2.10 PAYMENTS FOR REPURCHASES OR REDEMPTIONS OF SHARES OF THE FUND. From
such funds as may be available for the purpose but subject to the
limitations of the Articles of Incorporation and any applicable votes of
the Directors of the Fund pursuant thereto, the Custodian shall, upon
receipt of instructions from the Transfer Agent, make funds available
for payment to holders of Shares or their agent(s) who have delivered to
the Transfer Agent a request for redemption or repurchase of their
Shares.

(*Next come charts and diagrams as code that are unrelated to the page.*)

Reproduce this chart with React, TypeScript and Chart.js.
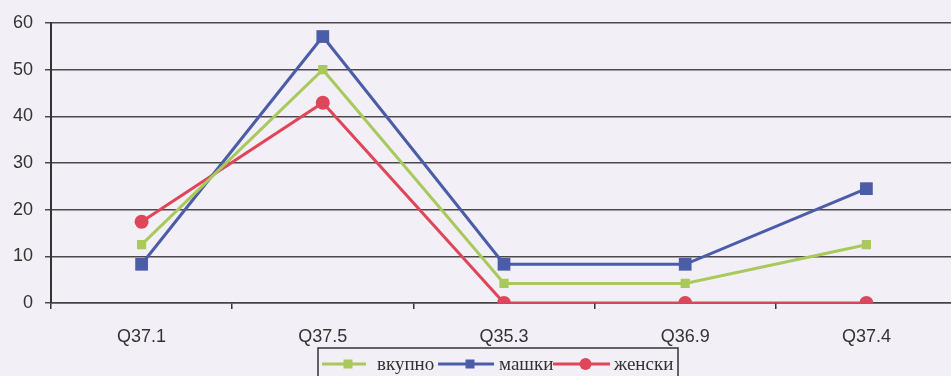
import React, { useEffect, useRef } from "react";
import { Chart, registerables } from "chart.js";

Chart.register(...registerables);

const categories = ["Q37.1", "Q37.5", "Q35.3", "Q36.9", "Q37.4"];
const vkupno = [12.5, 50, 4.2, 4.2, 12.5];
const mashki = [8.3, 57.1, 8.3, 8.3, 24.5];
const zhenski = [17.4, 42.9, 0, 0, 0];
const yTicks = [0, 10, 20, 30, 40, 50, 60];

const BG = "#f2eff6";
const GREEN = "#a9c95c";
const BLUE = "#4b5ca8";
const RED = "#e0465a";

const bgPlugin = {
  id: "bgFill",
  beforeDraw(chart: any) {
    const { ctx, width, height } = chart;
    ctx.save();
    ctx.fillStyle = BG;
    ctx.fillRect(0, 0, width, height);
    ctx.restore();
  },
};

const boxLegend = {
  id: "boxLegend",
  afterDraw(chart: any) {
    const { ctx } = chart;
    ctx.save();
    ctx.strokeStyle = "#333";
    ctx.lineWidth = 1.5;
    ctx.strokeRect(318, 348, 360, 40);
    const cy = 364;
    const items = [
      { label: "вкупно", color: GREEN, shape: "rect", r: 4.5, x0: 322, x1: 366, tx: 377 },
      { label: "машки", color: BLUE, shape: "rect", r: 4.5, x0: 438, x1: 494, tx: 499 },
      { label: "женски", color: RED, shape: "circle", r: 6, x0: 553, x1: 610, tx: 614 },
    ];
    ctx.font = "19px 'Liberation Serif', 'DejaVu Serif', serif";
    ctx.textBaseline = "middle";
    for (const it of items) {
      ctx.strokeStyle = it.color;
      ctx.lineWidth = 3;
      ctx.beginPath();
      ctx.moveTo(it.x0, cy);
      ctx.lineTo(it.x1, cy);
      ctx.stroke();
      ctx.fillStyle = it.color;
      const cx = (it.x0 + it.x1) / 2 + 4;
      if (it.shape === "rect") {
        ctx.fillRect(cx - it.r, cy - it.r, it.r * 2, it.r * 2);
      } else {
        ctx.beginPath();
        ctx.arc(cx, cy, it.r, 0, Math.PI * 2);
        ctx.fill();
      }
      ctx.fillStyle = "#333";
      ctx.fillText(it.label, it.tx, cy + 1);
    }
    ctx.restore();
  },
};

export default function App() {
  const ref = useRef<HTMLCanvasElement | null>(null);

  useEffect(() => {
    if (!ref.current) return;
    const chart = new Chart(ref.current, {
      type: "line",
      data: {
        labels: categories,
        datasets: [
          {
            label: "вкупно",
            data: vkupno,
            borderColor: GREEN,
            backgroundColor: GREEN,
            borderWidth: 3,
            pointStyle: "rect",
            pointRadius: 6.5,
            pointBorderWidth: 0,
            tension: 0,
          },
          {
            label: "машки",
            data: mashki,
            borderColor: BLUE,
            backgroundColor: BLUE,
            borderWidth: 3,
            pointStyle: "rect",
            pointRadius: 9,
            pointBorderWidth: 0,
            tension: 0,
          },
          {
            label: "женски",
            data: zhenski,
            borderColor: RED,
            backgroundColor: RED,
            borderWidth: 3,
            pointStyle: "circle",
            pointRadius: 7,
            pointBorderWidth: 0,
            tension: 0,
          },
        ],
      },
      options: {
        responsive: false,
        animation: false,
        layout: { padding: { top: 23, right: 0, bottom: 0, left: 0 } },
        plugins: {
          legend: { display: false },
          tooltip: { enabled: false },
        },
        scales: {
          x: {
            type: "category",
            offset: true,
            grid: {
              display: true,
              drawOnChartArea: false,
              offset: true,
              tickLength: 6,
              color: "#333",
              lineWidth: 1.5,
            },
            border: { display: true, color: "#444", width: 1.5 },
            ticks: {
              color: "#333",
              padding: 17,
              font: { family: "'Liberation Sans', Arial, sans-serif", size: 18 },
            },
            afterFit(scale: any) {
              scale.height = 73;
            },
          },
          y: {
            min: 0,
            max: 60,
            afterBuildTicks(scale: any) {
              scale.ticks = yTicks.map((v) => ({ value: v }));
            },
            grid: {
              color: "#4a4a4a",
              lineWidth: 1.5,
              tickLength: 6,
            },
            border: { display: true, color: "#333", width: 2 },
            ticks: {
              color: "#333",
              padding: 12,
              font: { family: "'Liberation Sans', Arial, sans-serif", size: 18 },
            },
            afterFit(scale: any) {
              scale.width = 51;
            },
          },
        },
      },
      plugins: [bgPlugin, boxLegend],
    });
    return () => chart.destroy();
  }, []);

  return (
    <div
      style={{
        position: "fixed",
        left: 0,
        top: 0,
        width: 951,
        height: 376,
        overflow: "hidden",
        background: BG,
      }}
    >
      <canvas
        ref={ref}
        width={966}
        height={376}
        style={{ display: "block", width: 966, height: 376 }}
      />
    </div>
  );
}
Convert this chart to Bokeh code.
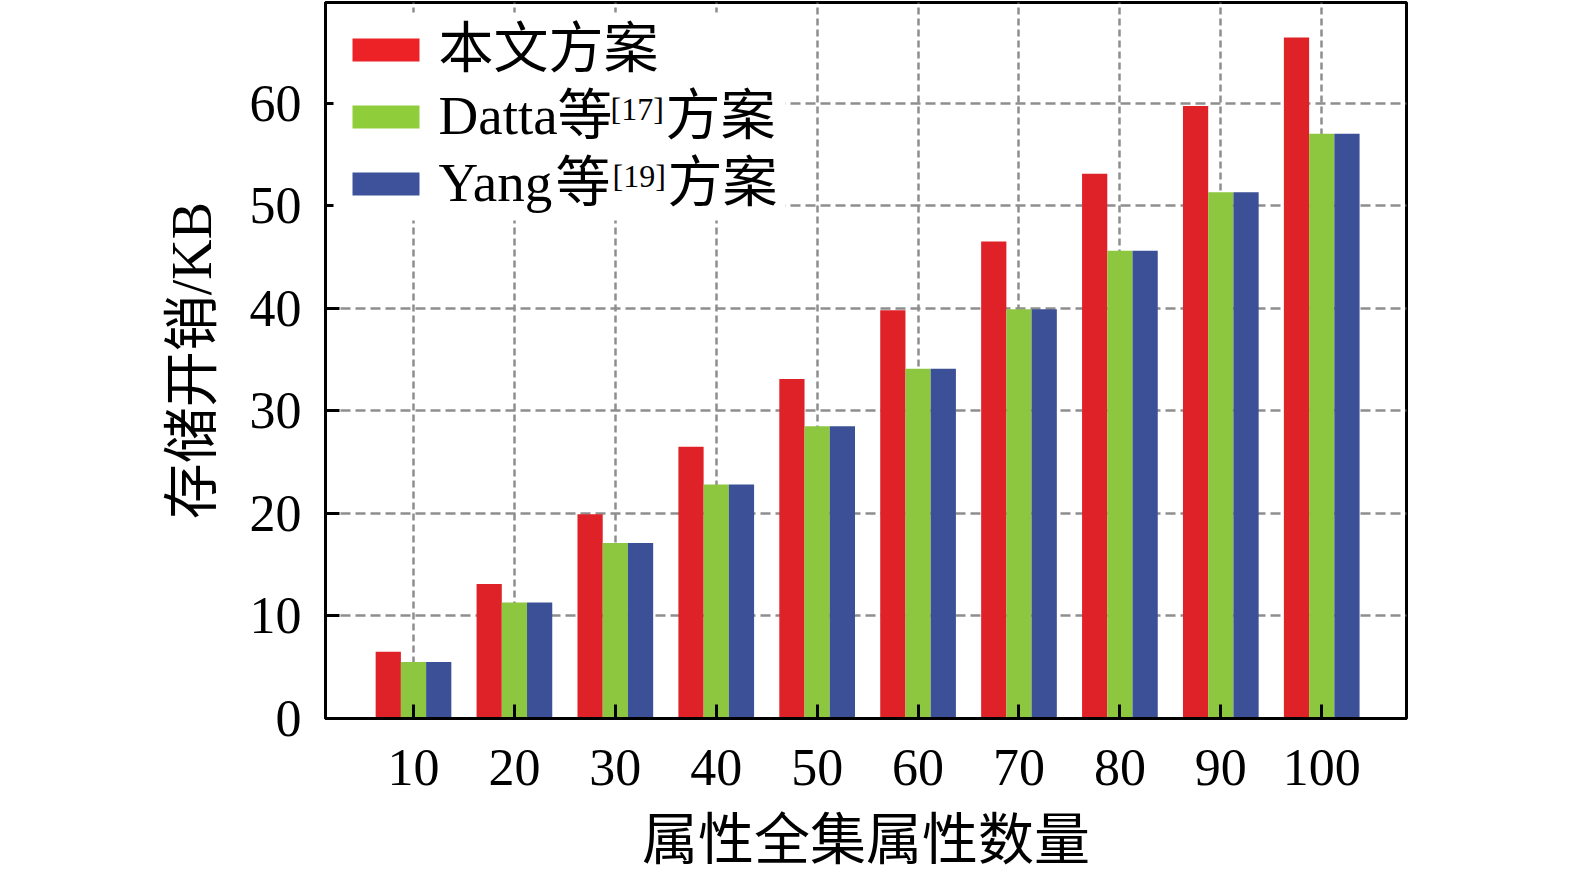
from bokeh.plotting import figure
from bokeh.models import ColumnDataSource, Range1d, FixedTicker, Label, BoxAnnotation
from bokeh.transform import dodge
from bokeh.embed import file_html
from bokeh.resources import INLINE

# ---- data ----
attr_counts = [10, 20, 30, 40, 50, 60, 70, 80, 90, 100]
ours = [6.5, 13.1, 19.9, 26.5, 33.1, 39.8, 46.5, 53.1, 59.7, 66.4]
datta = [5.5, 11.3, 17.1, 22.8, 28.5, 34.1, 39.9, 45.6, 51.3, 57.0]
yang = [5.5, 11.3, 17.1, 22.8, 28.5, 34.1, 39.9, 45.6, 51.3, 57.0]
series_latin = ["", "Datta", "Yang"]
series_cjk = ["本文方案", "等", "等"]
series_refs = ["", "[17]", "[19]"]
series_tail = ["", "方案", "方案"]
y_ticks = [0, 10, 20, 30, 40, 50, 60]
x_label = "属性全集属性数量"
y_label = "存储开销/KB"

bar_colors = ["#df2228", "#8dc63f", "#3b5097"]
swatch_colors = ["#ec2227", "#8fcd3a", "#3d529b"]

FONT = "Liberation Serif, Noto Sans CJK SC"
SERIF = "Liberation Serif"

src = ColumnDataSource(dict(x=attr_counts, ours=ours, datta=datta, yang=yang))

p = figure(frame_width=1081, frame_height=716,
           x_range=Range1d(1.28, 108.4), y_range=Range1d(0, 69.8),
           output_backend="svg", toolbar_location=None,
           min_border_left=325, min_border_top=2, min_border_right=110,
           min_border_bottom=130, background_fill_color="white",
           border_fill_color="white")

bw = 2.5
for field, off, col in zip(["ours", "datta", "yang"], [-bw, 0.0, bw], bar_colors):
    p.vbar(x=dodge("x", off), top=field, width=bw, bottom=0, source=src,
           fill_color=col, line_color=None)

# axes
p.xaxis.ticker = FixedTicker(ticks=attr_counts)
p.yaxis.ticker = FixedTicker(ticks=y_ticks)
for ax in (p.xaxis, p.yaxis):
    ax.axis_line_width = 3
    ax.axis_line_color = "black"
    ax.major_tick_in = 14
    ax.major_tick_out = 0
    ax.major_tick_line_width = 3
    ax.major_tick_line_color = "black"
    ax.minor_tick_line_color = None
    ax.major_label_text_font = SERIF
    ax.major_label_text_font_size = "52px"
    ax.major_label_text_color = "black"
    ax.axis_label_text_font = FONT
    ax.axis_label_text_font_size = "56px"
    ax.axis_label_text_font_style = "normal"
    ax.axis_label_text_color = "black"

p.xaxis.axis_label = x_label
p.yaxis.axis_label = y_label
p.xaxis.major_label_standoff = 31
p.yaxis.major_label_standoff = 24
p.xaxis.axis_label_standoff = 21
p.yaxis.axis_label_standoff = 24

p.outline_line_color = "black"
p.outline_line_width = 3
p.outline_line_alpha = 1

p.xgrid.grid_line_color = "#8e8e8e"
p.xgrid.grid_line_width = 2.5
p.xgrid.grid_line_dash = "7 4"
p.ygrid.grid_line_color = "#8e8e8e"
p.ygrid.grid_line_width = 2.5
p.ygrid.grid_line_dash = "10 5"

# legend (manual, to allow superscript references)
p.add_layout(BoxAnnotation(left=8, right=460, bottom=498, top=706,
                           left_units="screen", right_units="screen",
                           bottom_units="screen", top_units="screen",
                           fill_color="white", fill_alpha=1.0, line_color=None))

sw_top = [680, 613, 546]
base_y = [670, 603, 536]
cjk_x = [113, 232, 230]
ref_x = [0, 285, 287]
tail_x = [0, 340, 342]
for i in range(3):
    p.add_layout(BoxAnnotation(left=27, right=94, top=sw_top[i], bottom=sw_top[i] - 23,
                               left_units="screen", right_units="screen",
                               bottom_units="screen", top_units="screen",
                               fill_color=swatch_colors[i], fill_alpha=1.0, line_color=None))
    if series_latin[i]:
        p.add_layout(Label(x=113, y=base_y[i], x_units="screen", y_units="screen",
                           text=series_latin[i], text_font=SERIF, text_font_size="55px",
                           text_baseline="alphabetic", text_align="left", text_color="black"))
    p.add_layout(Label(x=cjk_x[i], y=base_y[i], x_units="screen", y_units="screen",
                       text=series_cjk[i], text_font=FONT, text_font_size="55px",
                       text_baseline="alphabetic", text_align="left", text_color="black"))
    if series_refs[i]:
        p.add_layout(Label(x=ref_x[i], y=base_y[i] + 7, x_units="screen", y_units="screen",
                           text=series_refs[i], text_font=SERIF, text_font_size="32px",
                           text_baseline="alphabetic", text_align="left", text_color="black"))
        p.add_layout(Label(x=tail_x[i], y=base_y[i], x_units="screen", y_units="screen",
                           text=series_tail[i], text_font=FONT, text_font_size="55px",
                           text_baseline="alphabetic", text_align="left", text_color="black"))

open("out.html", "w").write(file_html(p, INLINE))
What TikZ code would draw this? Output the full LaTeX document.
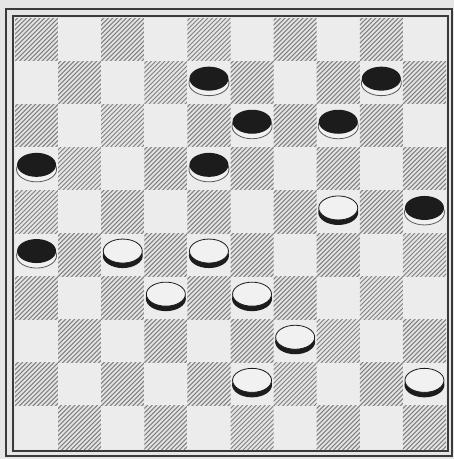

In connection with the redemption or repurchase of Shares of
the Fund, the Custodian is authorized upon receipt of instructions from
the Transfer Agent to wire funds to or through a commercial bank
designated by the redeeming shareholders or their agent(s).
2.11 APPOINTMENT OF AGENTS. The Custodian may at any time or times in its
discretion appoint (and may at any time remove) any other bank or trust
company which is itself qualified under the Investment Company Act of
1940, as amended, to act as a custodian, as its agent to carry out such
of the provisions of this Article 2 as the Custodian may from time to
time direct; PROVIDED, however, that the appointment of any agent shall
not relieve the Custodian of its responsibilities or liabilities
hereunder.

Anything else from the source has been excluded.